-- start of Dataset extract --
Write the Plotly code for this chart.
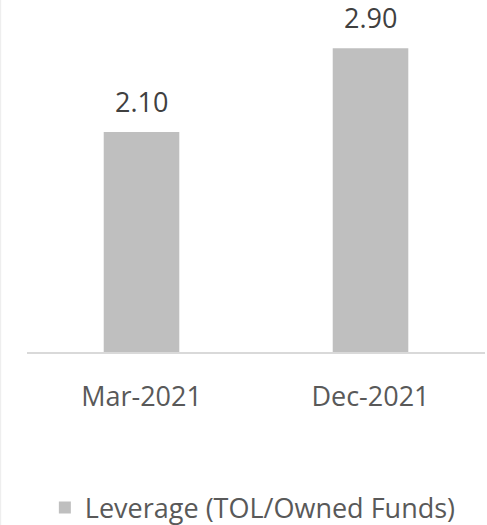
import plotly.graph_objects as go

categories = ["Mar-2021", "Dec-2021"]
values = [2.10, 2.90]
series_name = "Leverage (TOL/Owned Funds)"

fig = go.Figure()
fig.add_trace(go.Bar(
    x=categories, y=values, name=series_name,
    marker=dict(color="#bfbfbf", line=dict(width=0)),
))

for c, v in zip(categories, values):
    fig.add_annotation(x=c, y=v, text=f"{v:.2f}", showarrow=False,
                       yanchor="middle", yshift=31,
                       font=dict(family="Open Sans", size=27, color="#404040"))

fig.update_layout(
    width=487, height=525,
    margin=dict(l=27, r=2, t=0, b=173, autoexpand=False),
    paper_bgcolor="white", plot_bgcolor="white",
    bargap=0.67,
    showlegend=True,
    legend=dict(orientation="h", x=0.039, xanchor="left", y=-0.443, yanchor="middle",
                font=dict(family="Open Sans", size=27, color="#595959")),
    xaxis=dict(showline=True, linecolor="#d9d9d9", linewidth=2, ticks="",
               ticklabelstandoff=20,
               tickfont=dict(family="Open Sans", size=27, color="#595959")),
    yaxis=dict(range=[0, 3.36], visible=False, showgrid=False),
    shapes=[dict(type="line", xref="paper", yref="paper", x0=-0.058, x1=-0.058, y0=-0.5, y1=1,
                 line=dict(color="#eeeeee", width=1.5))],
)

fig.write_html("out.html", config={"displayModeBar": False},
               post_script="document.body.style.margin='0px';")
-- end of Dataset extract --
• [The task]: Make an exact copy of the listing above. Do not include the pictures.

• [Task answer]:
Write the Plotly code for this chart.
import plotly.graph_objects as go

categories = ["Mar-2021", "Dec-2021"]
values = [2.10, 2.90]
series_name = "Leverage (TOL/Owned Funds)"

fig = go.Figure()
fig.add_trace(go.Bar(
    x=categories, y=values, name=series_name,
    marker=dict(color="#bfbfbf", line=dict(width=0)),
))

for c, v in zip(categories, values):
    fig.add_annotation(x=c, y=v, text=f"{v:.2f}", showarrow=False,
                       yanchor="middle", yshift=31,
                       font=dict(family="Open Sans", size=27, color="#404040"))

fig.update_layout(
    width=487, height=525,
    margin=dict(l=27, r=2, t=0, b=173, autoexpand=False),
    paper_bgcolor="white", plot_bgcolor="white",
    bargap=0.67,
    showlegend=True,
    legend=dict(orientation="h", x=0.039, xanchor="left", y=-0.443, yanchor="middle",
                font=dict(family="Open Sans", size=27, color="#595959")),
    xaxis=dict(showline=True, linecolor="#d9d9d9", linewidth=2, ticks="",
               ticklabelstandoff=20,
               tickfont=dict(family="Open Sans", size=27, color="#595959")),
    yaxis=dict(range=[0, 3.36], visible=False, showgrid=False),
    shapes=[dict(type="line", xref="paper", yref="paper", x0=-0.058, x1=-0.058, y0=-0.5, y1=1,
                 line=dict(color="#eeeeee", width=1.5))],
)

fig.write_html("out.html", config={"displayModeBar": False},
               post_script="document.body.style.margin='0px';")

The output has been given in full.